Aside from the different levels, consumers pay different amounts based on how their income compares to the poverty level. For example, an individual who earns annual income at the U.S. poverty line ($11,490 this year) or up to 400 percent of that could get a tax credit of hundreds of dollars toward a plan. The law specifies they’d be expected to pay 9.5 percent of their income on insurance. At 400 percent of the poverty level, that breaks down to a maximum monthly payment of $363.85.
But many people would pay less than that. The Office of the Assistant Secretary for Planning and Evaluation within the Department of Health and Human Services published a report the White House referred us to indicating that 56 percent of the marketplace-eligible uninsured could pay $100 or less for a plan in 2014. That’s based on the costs of the second-cheapest silver plan, which is the benchmark for tax credits stipulated in the law.
The ASPE study makes sense, said Boston University health policy professor Alan Sager. Many of the people applying for Obamacare, who don't have insurance through their employers, tend to be lower income, which means they'd qualify for subsidies that could put their premiums under $100 per month.

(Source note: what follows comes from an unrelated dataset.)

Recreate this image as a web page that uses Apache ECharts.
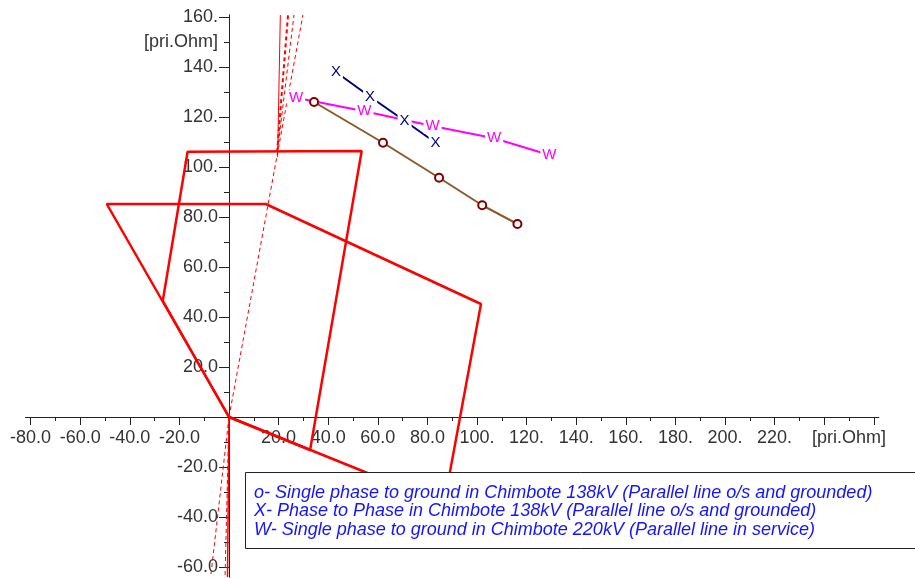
<!DOCTYPE html>
<html><head><meta charset="utf-8">
<script src="https://cdn.jsdelivr.net/npm/echarts@6/dist/echarts.min.js"></script>
<style>html,body{margin:0;padding:0;background:#fff}#c{width:915px;height:578px}</style>
</head><body><div id="c"></div>
<script>
// tick labels
const xTickValues = [-80,-60,-40,-20,20,40,60,80,100,120,140,160,180,200,220];
const xTickLabels = ['-80.0','-60.0','-40.0','-20.0','20.0','40.0','60.0','80.0','100.','120.','140.','160.','180.','200.','220.'];
const yTickValues = [-60,-40,-20,20,40,60,80,100,120,140,160];
const yTickLabels = ['-60.0','-40.0','-20.0','20.0','40.0','60.0','80.0','100.','120.','140.','160.'];
const xMajorTicks = [-80,-60,-40,-20,0,20,40,60,80,100,120,140,160,180,200,220,240,260];
const xMinorTicks = [-70,-50,-30,-10,10,30,50,70,90,110,130,150,170,190,210,230,250];
const yMajorTicks = [-60,-40,-20,0,20,40,60,80,100,120,140,160];
const yMinorTicks = [-50,-30,-10,10,30,50,70,90,110,130,150];
const unitLabel = '[pri.Ohm]';
const xUnitPos = 250;
const yUnitPos = 150;

// relay characteristic (red)
const zoneA = [[0,0],[-49.3,85.2],[14.8,85.2],[101.6,45.2],[86.7,-34.8],[0,0]];
const zoneB = [[0,0],[-26.7,46.5],[-16.7,106.1],[53.5,106.4],[32.7,-13.2],[0,0]];
const dirLine1 = [[0,0],[29.8,160.8]];
const dirLine2 = [[19.6,104],[20.7,160.8]];
const dirLine3 = [[19.4,106],[23.8,160.8]];
const dirLine4 = [[19.6,106.8],[26.2,160.8]];
const revLine1 = [[0,0],[-7.4,-64]];
const revLine2 = [[0,0],[-1.6,-64]];
const revLine3 = [[0,0],[-0.6,-64]];

// fault impedance trajectories
const seriesO = [[34.3,126],[62.1,109.7],[84.7,95.7],[102.1,84.7],[116.3,77.2]];
const seriesX = [[43.1,138],[56.9,128.1],[70.8,118.5],[83.3,109.7]];
const seriesW = [[27.0,127.7],[54.6,122.3],[82.1,116.4],[106.9,111.5],[129.2,104.8]];

const legendLines = [
  'o- Single phase to ground in Chimbote 138kV (Parallel line o/s and grounded)',
  'X- Phase to Phase in Chimbote 138kV (Parallel line o/s and grounded)',
  'W- Single phase to ground in Chimbote 220kV (Parallel line in service)'
];

const FONT = '"Liberation Sans", Arial, sans-serif';
const axisColor = '#222';
const labelStyle = {color:'#333', fontSize:18, fontFamily:FONT};

const X_MIN = -82, X_MAX = 262, Y_MIN = -64, Y_MAX = 160.8;
const GRID = {left:25.64, right:36.24, top:15, bottom:1};
const plotW = 915 - GRID.left - GRID.right;
const plotH = 578 - GRID.top - GRID.bottom;
// offsets that bring each axis to the other axis' zero
const xAxisOffset = -(0 - Y_MIN) / (Y_MAX - Y_MIN) * plotH;
const yAxisOffset = -(0 - X_MIN) / (X_MAX - X_MIN) * plotW;

function redLine(data, width, dashed){
  return {type:'line', data:data, symbol:'none', silent:true, z:2,
    lineStyle:{color:'#ff0000', width:width, type: dashed ? [4,3] : 'solid'}, animation:false};
}
function markerLine(data, lineColor, text, textColor, size){
  return {type:'line', data:data, symbol:'circle', symbolSize:1, z:5,
    itemStyle:{color:'rgba(0,0,0,0)'},
    lineStyle:{color:lineColor, width:2},
    label:{show:true, position:'inside', formatter:text, color:textColor, fontSize:size,
      fontFamily:FONT, backgroundColor:'#fff', padding:[0,2]},
    animation:false};
}

const chart = echarts.init(document.getElementById('c'), null, {renderer:'canvas'});
chart.setOption({
  animation:false,
  backgroundColor:'#fff',
  grid:{left:GRID.left, right:GRID.right, top:GRID.top, bottom:GRID.bottom, containLabel:false, outerBoundsMode:'none'},
  xAxis:[
    {type:'value', position:'bottom', min:X_MIN, max:X_MAX, offset:xAxisOffset,
     axisLine:{onZero:false, lineStyle:{color:axisColor, width:1}},
     axisTick:{customValues:xMajorTicks, length:8, inside:false, lineStyle:{color:axisColor}},
     axisLabel:{customValues:xTickValues.concat([xUnitPos]), margin:12, ...labelStyle,
       formatter:v => v===xUnitPos ? unitLabel : xTickLabels[xTickValues.indexOf(v)]},
     splitLine:{show:false}},
    {type:'value', position:'bottom', min:X_MIN, max:X_MAX, offset:xAxisOffset,
     axisLine:{onZero:false, lineStyle:{color:axisColor, width:1}},
     axisTick:{customValues:xMinorTicks, length:4, inside:false, lineStyle:{color:axisColor}},
     axisLabel:{show:false}, splitLine:{show:false}}
  ],
  yAxis:[
    {type:'value', position:'left', min:Y_MIN, max:Y_MAX, offset:yAxisOffset,
     axisLine:{onZero:false, lineStyle:{color:axisColor, width:1}},
     axisTick:{customValues:yMajorTicks, length:10, inside:false, lineStyle:{color:axisColor}},
     axisLabel:{customValues:yTickValues.concat([yUnitPos]), margin:11, ...labelStyle,
       formatter:v => v===yUnitPos ? unitLabel : yTickLabels[yTickValues.indexOf(v)]},
     splitLine:{show:false}},
    {type:'value', position:'left', min:Y_MIN, max:Y_MAX, offset:yAxisOffset,
     axisLine:{onZero:false, lineStyle:{color:axisColor, width:1}},
     axisTick:{customValues:yMinorTicks, length:5, inside:false, lineStyle:{color:axisColor}},
     axisLabel:{show:false}, splitLine:{show:false}}
  ],
  series:[
    redLine(zoneA, 2.5, false),
    redLine(zoneB, 2.5, false),
    redLine(dirLine1, 1, true),
    redLine(dirLine2, 1, false),
    redLine(dirLine3, 2, true),
    redLine(dirLine4, 1, true),
    redLine(revLine1, 1, true),
    redLine(revLine2, 1, true),
    redLine(revLine3, 1.5, false),
    {type:'line', data:seriesO, symbol:'emptyCircle', symbolSize:8, z:5,
     itemStyle:{color:'#800000', borderColor:'#800000', borderWidth:2},
     lineStyle:{color:'#8b5a2b', width:2}, animation:false},
    markerLine(seriesX, '#000080', 'X', '#000080', 15),
    markerLine(seriesW, '#ff00ff', 'W', '#ff00ff', 15)
  ],
  graphic:[{
    type:'group', z:100,
    children:[
      {type:'rect', shape:{x:245.5, y:472.5, width:680, height:76}, z:100,
       style:{fill:'#fff', stroke:'#222', lineWidth:1}},
      {type:'text', x:254, y:484, z:101,
       style:{text:legendLines.join('\n'), fill:'#1414ff', fontSize:18, fontStyle:'italic',
         fontFamily:FONT, lineHeight:18.3}}
    ]
  }]
});
</script>
</body></html>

"That'd really tend to favor the ASPE assertion," Sager said. Marks, another health policy expert, also referenced the study as a reliable average of premium costs.
Because there’s a wide range of both insurance plans and phone bills, it’s not hard to see that an insurance plan could be cheaper month-to-month.
However, that’s all assuming the plan holder doesn’t get sick.
Health care isn’t all about affording the monthly premiums. When policyholders go to the doctor, they usually pay a fraction of the costs with deductibles and co-pays. The money consumers shell out at the doctor’s office doesn’t count as money they pay through the marketplaces, as Obama specified, but it’s easy to see how his audience could get tripped up by that distinction.
The law does specify the maximum amount a policyholder would have to pay out in a given year: $6,350 for an individual and $12,700 for a family.
Divide those figures by 12 and you get $529.17 and $1,058.33, respectively. Clearly, those numbers are greater than what anyone should be paying toward a cell phone bill. Granted, most won’t come close to hitting their maximums unless they get sick, but the possibility’s there.
Obama said under the Affordable Care Act, some U.S. residents could get health insurance for the same price as a monthly cell phone bill. There’s a wide range of plan costs, many of which are comparable to phone bills, especially for those who qualify for tax credits. A credible study indicates that about 56 percent of marketplace-eligible people could pay $100 or less. Obama was particularly careful in his phrasing, citing that precise study.
Still, health insurance isn't the same thing as a cell phone bill. It's insurance, so people who get sick will face additional costs in the form of co-pays and deductibles. Policyholders who get sick could be shelling out thousands of dollars each year for health care, much more than any cell phone bill.
Overall, we rate Obama’s claim Mostly True.